* [TASK BRIEF] Pictures excluded, return the lines below from the first through the line holding "(0,0) rectangle (716,444);".

* [COLLECTED DATA]
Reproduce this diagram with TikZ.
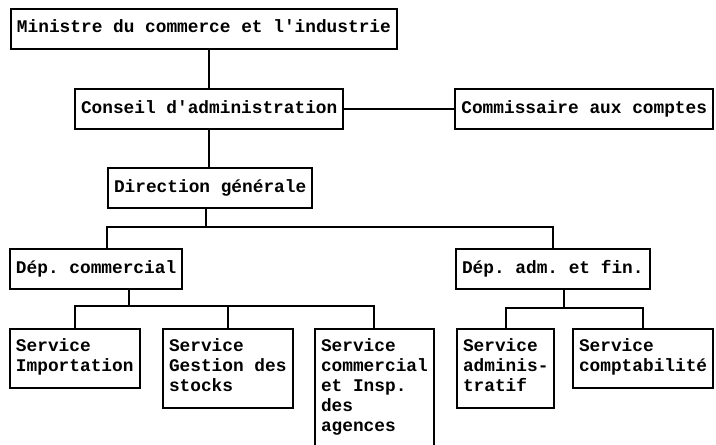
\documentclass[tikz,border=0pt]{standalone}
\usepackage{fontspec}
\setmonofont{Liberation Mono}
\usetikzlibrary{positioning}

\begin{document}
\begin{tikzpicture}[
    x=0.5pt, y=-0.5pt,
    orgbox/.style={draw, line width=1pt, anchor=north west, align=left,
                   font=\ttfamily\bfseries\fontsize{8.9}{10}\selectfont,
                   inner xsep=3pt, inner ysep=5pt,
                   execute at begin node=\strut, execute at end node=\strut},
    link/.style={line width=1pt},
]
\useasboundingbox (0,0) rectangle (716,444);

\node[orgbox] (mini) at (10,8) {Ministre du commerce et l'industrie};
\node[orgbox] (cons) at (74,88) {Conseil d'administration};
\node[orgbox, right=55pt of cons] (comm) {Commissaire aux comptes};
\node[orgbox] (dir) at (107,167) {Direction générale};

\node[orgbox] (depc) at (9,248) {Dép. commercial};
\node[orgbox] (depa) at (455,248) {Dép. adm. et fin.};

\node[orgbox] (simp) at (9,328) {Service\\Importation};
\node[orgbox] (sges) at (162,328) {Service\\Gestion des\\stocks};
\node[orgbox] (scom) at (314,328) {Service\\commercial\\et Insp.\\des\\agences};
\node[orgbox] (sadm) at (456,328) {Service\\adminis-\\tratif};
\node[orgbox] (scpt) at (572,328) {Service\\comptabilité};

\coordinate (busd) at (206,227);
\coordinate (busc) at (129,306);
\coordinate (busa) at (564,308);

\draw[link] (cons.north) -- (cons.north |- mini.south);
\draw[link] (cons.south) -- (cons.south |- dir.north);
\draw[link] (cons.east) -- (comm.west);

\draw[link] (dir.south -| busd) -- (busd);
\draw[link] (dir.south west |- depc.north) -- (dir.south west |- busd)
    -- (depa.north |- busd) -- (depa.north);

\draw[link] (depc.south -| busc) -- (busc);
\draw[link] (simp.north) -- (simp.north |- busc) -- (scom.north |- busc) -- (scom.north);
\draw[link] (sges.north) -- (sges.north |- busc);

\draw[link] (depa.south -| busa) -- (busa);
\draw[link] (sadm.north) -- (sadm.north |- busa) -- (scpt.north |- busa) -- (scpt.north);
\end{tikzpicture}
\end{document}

* [FULL RESPONSE]
Reproduce this diagram with TikZ.
\documentclass[tikz,border=0pt]{standalone}
\usepackage{fontspec}
\setmonofont{Liberation Mono}
\usetikzlibrary{positioning}

\begin{document}
\begin{tikzpicture}[
    x=0.5pt, y=-0.5pt,
    orgbox/.style={draw, line width=1pt, anchor=north west, align=left,
                   font=\ttfamily\bfseries\fontsize{8.9}{10}\selectfont,
                   inner xsep=3pt, inner ysep=5pt,
                   execute at begin node=\strut, execute at end node=\strut},
    link/.style={line width=1pt},
]
\useasboundingbox (0,0) rectangle (716,444);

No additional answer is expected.